Von den zahlreichen Vorträgen fand jener von Univ. Doz. Manfred Prager, Vorstand der Abteilung für Chirurgie und Gefäßchirurgie am Krankenhaus Oberwart (Burgenland), besondere Aufmerksamkeit. Er widmete sich dem Thema „Geschlechtsunterschiede bei morbider Adipositas: Prävalenz – konservatives Management – bariatrische Therapie“. Übergewicht und Adipositas seien globale Probleme, bei denen Männer und Frauen ähnlich oft betroffen sind. Dazu kommt, dass bereits 16 bis 18 Prozent der Kinder an Adipositas leiden – und die Zahl steigt stetig an. Besonders Besorgnis erregend ist diese Entwicklung, wenn man in Betracht zieht, dass 50 bis 70 Prozent der Kinder die Adipositas ins Erwachsenenalter mitnehmen. In der Folge hat diese Tatsache deutliche Auswirkungen auf den Krankheitsverlauf. „Die Mortalität von Erwachsenen mit Adipositas, die bereits in der Kindheit an dieser Erkrankung litten, ist deutlich erhöht“, betonte Prager. Abgesehen davon, dass mit zunehmendem Übergewicht die Diabetes-Wahrscheinlichkeit und das Karzinom-Risiko steigen, zählen auch Hypertonie, Hyperurikämie, nicht-alkoholische Fettleberhepatitis (NASH) sowie bei Frauen vor allem Subfertilität und Harn-Stress-Inkontinenz zu den Komorbiditäten von Adipositas.

Weight Loss Surgery

Dennoch ist exzessives Übergewicht ein „vermeidbarer Killer“, wie Prager erklärte. Natürlich steht Prävention an erster Stelle – wo Prävention aber nicht mehr greift, ist Weight Loss Surgery (WLS) oder bariatrische Chirurgie in Form eines Magenbandes, Magenbypasses oder einer Magen-Sleeve-Resektion eine Option. Obwohl Männer und Frauen gleich häufig an Adipositas leiden, erfolgen 70 Prozent der Eingriffe bei Adoleszenten bei weiblichen Patienten und nur 30 Prozent bei männlichen. Bei den Erwachsenen ist dieser Unterschied noch deutlicher erkennbar: Hier sind 83 Prozent der Weight Loss Surgery-Patienten Frauen. Prager schreibt dies vor allem dem höheren Gesundheitsbewusstsein der Frauen und ihrer erhöhten Sensibilität für Übergewicht zu. „Männer tendieren dagegen zur Nachsorgemedizin. Sie gehen meist erst nach Krankheitseintritt zum Arzt,“ wie Prager erklärte.
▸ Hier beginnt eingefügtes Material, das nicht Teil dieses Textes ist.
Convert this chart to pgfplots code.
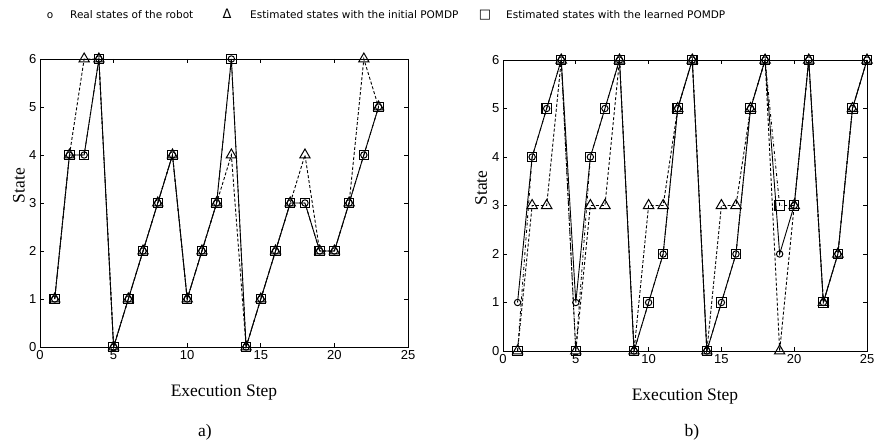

Als Selektionskriterien für einen bariatrischen Eingriff nannte der Experte einen BMI > 40 oder einen BMI ≥ 38, Komorbidität, Kooperationsfähigkeit und Compliance des Patienten sowie die Tatsache, dass eine konservative Therapie erfolglos blieb. Außerdem nannte er Altersgrenzen für Patienten, ab denen ein bariatrischer Eingriff in Frage kommt. Bei Mädchen sei eine Operation frühestens ab dem 13. Lebensjahr denkbar, bei Burschen ab 15. Als Obergrenze bei Erwachsenen könnte man ungefähr das 65. Lebensjahr sehen.

Schließlich unterstrich Prager die Effektivität der bariatrischen Chirurgie anhand von Zahlen. Während nach einer Verhaltenstherapie ein BMI von 47 innerhalb eines Jahres nur um einen Punkt auf einen BMI von 46 sinkt und dabei gleichzeitig die Komorbidität unverändert bleibt, verringert sich ein BMI von 57 nach einem Magenbypass im selben Zeitraum auf 36 – und auch die Komorbidität wird dadurch stark reduziert.